Later this month, she'll emcee and do a cooking demonstration at the Gluten-Free, Allergen-Free Expo in Chicago. She'll do the same at the group's October gathering.

In November 2010, she was one of 10 bloggers invited to General Mills' test kitchens in Minneapolis. A year earlier, she went to California on an all-expenses paid trip as part of the Pomegranate Harvest Tour.

She also hosts the monthly King George Gluten Intolerance & Celiac Group in her home and does cooking demonstrations.

Shirley Braden posts at least twice a week on her blog, glutenfreeeasily.com. During the holidays, when people spend more time in the kitchen, she posts more often.

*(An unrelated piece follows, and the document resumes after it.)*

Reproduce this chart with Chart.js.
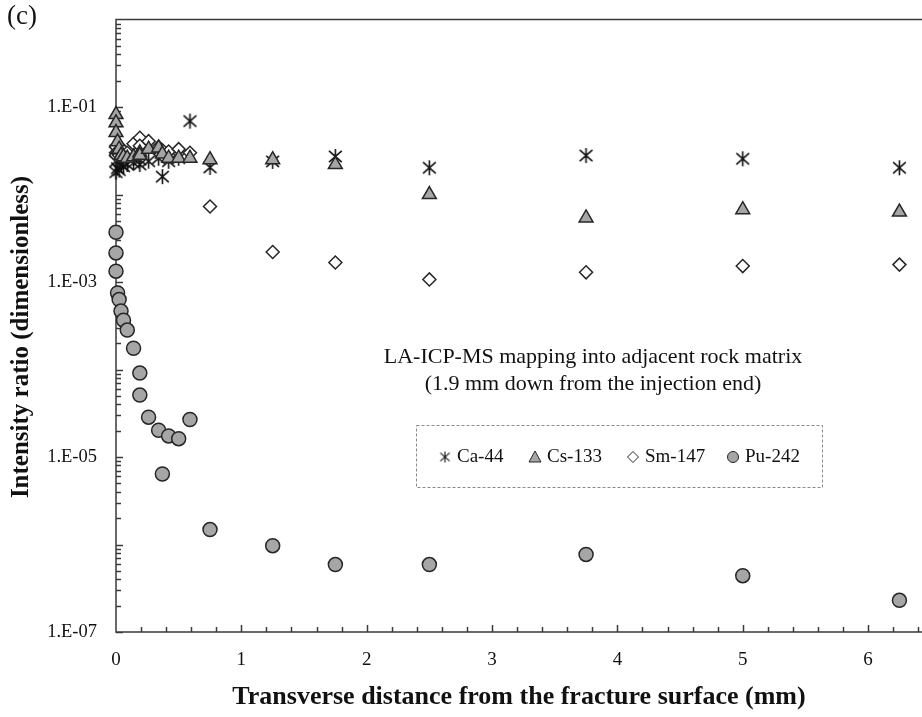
<!DOCTYPE html>
<html lang="en">
<head>
<meta charset="UTF-8" />
<title>LA-ICP-MS mapping into adjacent rock matrix</title>
<!-- Chart.js desde CDN -->
<script src="https://cdn.jsdelivr.net/npm/chart.js@4.4.1/dist/chart.umd.min.js"></script>
<style>
  body { margin: 0; background: #fff; }
  #wrap { position: relative; width: 922px; height: 717px; }
</style>
</head>
<body>
<div id="wrap"><canvas id="chartMapping" width="922" height="717"></canvas></div>
<script>
// distance from the fracture surface (mm), same spots for every isotope
const distance = [0, 0, 0, 0.0125, 0.025, 0.04, 0.06, 0.09, 0.14, 0.19, 0.19, 0.26,
                  0.34, 0.37, 0.42, 0.5, 0.59, 0.75, 1.25, 1.75, 2.5, 3.75, 5.0, 6.25];

// intensity ratios (dimensionless)
const ca44  = [0.032, 0.024, 0.018, 0.020, 0.019, 0.022, 0.021, 0.022, 0.023, 0.022, 0.025, 0.024,
               0.026, 0.016, 0.024, 0.026, 0.069, 0.0204, 0.0239, 0.0272, 0.0202, 0.0279, 0.0256, 0.0202];
const cs133 = [0.082, 0.066, 0.051, 0.040, 0.033, 0.028, 0.027, 0.026, 0.027, 0.030, 0.028, 0.033,
               0.034, 0.029, 0.026, 0.026, 0.026, 0.025, 0.025, 0.022, 0.0100, 0.0054, 0.0067, 0.0063];
const sm147 = [0.035, 0.030, 0.028, 0.030, 0.028, 0.030, 0.032, 0.030, 0.038, 0.0445, 0.036, 0.0407,
               0.035, 0.032, 0.031, 0.033, 0.030, 0.0073, 0.0022, 0.00167, 0.00107, 0.00129, 0.00152, 0.00158];
const pu242 = [3.7e-3, 2.15e-3, 1.33e-3, 7.5e-4, 6.3e-4, 4.65e-4, 3.66e-4, 2.82e-4, 1.75e-4, 9.1e-5, 5.1e-5, 2.85e-5,
               2.02e-5, 6.4e-6, 1.74e-5, 1.62e-5, 2.68e-5, 1.48e-6, 9.7e-7, 5.9e-7, 5.9e-7, 7.7e-7, 4.4e-7, 2.3e-7];

const xTicks = [0, 1, 2, 3, 4, 5, 6];
const yLabels = [1e-1, 1e-3, 1e-5, 1e-7];
const seriesNames = ['Ca-44', 'Cs-133', 'Sm-147', 'Pu-242'];

const serif = '"Liberation Serif", "Times New Roman", serif';
const grey = '#a6a6a6';
const dark = '#262626';

// asterisk marker (vertical bar + X), Chart.js takes a canvas as pointStyle
function makeStar(size, lw) {
    const c = document.createElement('canvas');
    c.width = size; c.height = size;
    const g = c.getContext('2d');
    const m = size / 2, r = size / 2 - 1;
    g.strokeStyle = '#111';
    g.lineWidth = lw;
    g.beginPath();
    g.moveTo(m, m - r); g.lineTo(m, m + r);
    g.moveTo(m - r * 0.85, m - r * 0.75); g.lineTo(m + r * 0.85, m + r * 0.75);
    g.moveTo(m + r * 0.85, m - r * 0.75); g.lineTo(m - r * 0.85, m + r * 0.75);
    g.stroke();
    return c;
}
const star = makeStar(17, 1.6);
const starSmall = makeStar(13, 1.1);

function points(ys) {
    return distance.map((d, i) => ({ x: d, y: ys[i] }));
}

function fmtExp(v) {
    const e = Math.round(Math.log10(v));
    return '1.E' + (e < 0 ? '-' : '+') + String(Math.abs(e)).padStart(2, '0');
}

// box line + inward tick marks, like the original
const frame = {
    id: 'frame',
    beforeDatasetsDraw(chart) {
        const { ctx, chartArea: a, scales: { x, y } } = chart;
        ctx.save();
        ctx.strokeStyle = '#3a3a3a';
        ctx.lineWidth = 1.5;
        ctx.beginPath();
        ctx.moveTo(a.right, a.top); ctx.lineTo(a.left, a.top);
        ctx.lineTo(a.left, a.bottom); ctx.lineTo(a.right, a.bottom);
        for (let e = -7; e < 0; e++) {
            for (let m = 1; m < 10; m++) {
                const py = Math.round(y.getPixelForValue(m * Math.pow(10, e))) + 0.5;
                ctx.moveTo(a.left, py);
                ctx.lineTo(a.left + (m === 1 ? 7 : 5), py);
            }
        }
        for (let i = 1; i * 0.2 < x.max; i++) {
            const px = Math.round(x.getPixelForValue(i * 0.2)) + 0.5;
            ctx.moveTo(px, a.bottom);
            ctx.lineTo(px, a.bottom - (i % 5 === 0 ? 7 : 5));
        }
        ctx.stroke();
        ctx.restore();
    }
};

// y title, text note, dashed legend box and the "(c)" panel letter
const notes = {
    id: 'notes',
    afterDraw(chart) {
        const { ctx } = chart;
        ctx.save();
        ctx.fillStyle = '#111';
        ctx.textBaseline = 'middle';

        ctx.font = '27px ' + serif;
        ctx.textAlign = 'left';
        ctx.fillText('(c)', 7, 17);

        // y axis title sits a bit below the middle of the axis in the original
        ctx.save();
        ctx.translate(22, 337);
        ctx.rotate(-Math.PI / 2);
        ctx.font = 'bold 25px ' + serif;
        ctx.textAlign = 'center';
        ctx.fillText('Intensity ratio (dimensionless)', 0, 0);
        ctx.restore();

        ctx.font = '22px ' + serif;
        ctx.textAlign = 'center';
        ctx.fillText('LA-ICP-MS mapping into adjacent rock matrix', 593, 357);
        ctx.fillText('(1.9 mm down from the injection end)', 593, 384);

        ctx.strokeStyle = '#8a8a8a';
        ctx.lineWidth = 1;
        ctx.setLineDash([3, 2]);
        ctx.strokeRect(416.5, 425.5, 406, 62);
        ctx.setLineDash([]);

        const ly = 457;
        const mx = [445, 535, 633, 733];
        ctx.font = '19px ' + serif;
        ctx.textAlign = 'left';
        seriesNames.forEach((name, i) => {
            ctx.fillStyle = '#111';
            ctx.fillText(name, mx[i] + 12, ly);
        });
        // legend symbols
        ctx.drawImage(starSmall, mx[0] - 6.5, ly - 6.5);
        ctx.lineWidth = 1;
        ctx.strokeStyle = dark;
        ctx.fillStyle = grey;
        ctx.beginPath();
        ctx.moveTo(mx[1], ly - 6); ctx.lineTo(mx[1] + 6, ly + 5); ctx.lineTo(mx[1] - 6, ly + 5);
        ctx.closePath(); ctx.fill(); ctx.stroke();
        ctx.fillStyle = '#fff';
        ctx.beginPath();
        ctx.moveTo(mx[2], ly - 5.5); ctx.lineTo(mx[2] + 5.5, ly); ctx.lineTo(mx[2], ly + 5.5); ctx.lineTo(mx[2] - 5.5, ly);
        ctx.closePath(); ctx.fill(); ctx.stroke();
        ctx.fillStyle = grey;
        ctx.beginPath();
        ctx.arc(mx[3], ly, 5.5, 0, Math.PI * 2);
        ctx.fill(); ctx.stroke();
        ctx.restore();
    }
};

new Chart(document.getElementById('chartMapping'), {
    type: 'scatter',
    data: {
        datasets: [
            {
                label: seriesNames[0], data: points(ca44), order: 3, clip: false,
                pointStyle: star, pointRadius: 7
            },
            {
                label: seriesNames[1], data: points(cs133), order: 1, clip: false,
                pointStyle: 'triangle', pointRadius: 8, borderWidth: 1.5,
                backgroundColor: grey, borderColor: dark
            },
            {
                label: seriesNames[2], data: points(sm147), order: 2, clip: false,
                pointStyle: 'rectRot', pointRadius: 6.5, borderWidth: 1.5,
                backgroundColor: '#fff', borderColor: dark
            },
            {
                label: seriesNames[3], data: points(pu242), order: 0, clip: false,
                pointStyle: 'circle', pointRadius: 7, borderWidth: 1.5,
                backgroundColor: grey, borderColor: dark
            }
        ]
    },
    options: {
        responsive: false,
        animation: false,
        layout: { autoPadding: false, padding: { top: 19.5, right: 0, bottom: 0, left: 0 } },
        plugins: {
            legend: { display: false },
            tooltip: { enabled: false }
        },
        scales: {
            x: {
                type: 'linear',
                min: 0,
                max: 6.43,
                grid: { display: false, drawTicks: false },
                border: { display: false },
                afterBuildTicks: (s) => { s.ticks = xTicks.map((v) => ({ value: v })); },
                afterFit: (s) => { s.height = 85; s.paddingLeft = 0; s.paddingRight = 0; },
                ticks: {
                    color: '#111',
                    padding: 17,
                    font: { family: serif, size: 19 }
                },
                title: {
                    display: true,
                    text: 'Transverse distance from the fracture surface (mm)',
                    color: '#111',
                    padding: { top: 0, bottom: 4 },
                    font: { family: serif, size: 26, weight: 'bold' }
                }
            },
            y: {
                type: 'logarithmic',
                min: 1e-7,
                max: 1,
                grid: { display: false, drawTicks: false },
                border: { display: false },
                afterBuildTicks: (s) => { s.ticks = yLabels.map((v) => ({ value: v })); },
                afterFit: (s) => { s.width = 116; s.paddingTop = 0; s.paddingBottom = 0; },
                ticks: {
                    color: '#111',
                    padding: 19,
                    autoSkip: false,
                    font: { family: serif, size: 18.5 },
                    callback: (v) => fmtExp(v)
                }
            }
        }
    },
    plugins: [frame, notes]
});
</script>
</body>
</html>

She averages about 25,000 page views a month. On a typical day last month, she had 900 page visits. Of those, 822 viewers were from the United States, 10 were from Great Britain and the rest were from 33 different countries. "Isn't that something?" Braden said.

Most people look at gluten-free recipes that Braden tweaked herself or borrowed from other bloggers. She includes dozens of colorful photos with each, gives step-by-step details about the process--and pitfalls to avoid--and lists specific brand names that work best. She also provides contacts for other bloggers.

Her most popular recipes are for pumpkin pie, oatmeal cookies, pizza and peanut butter cookies.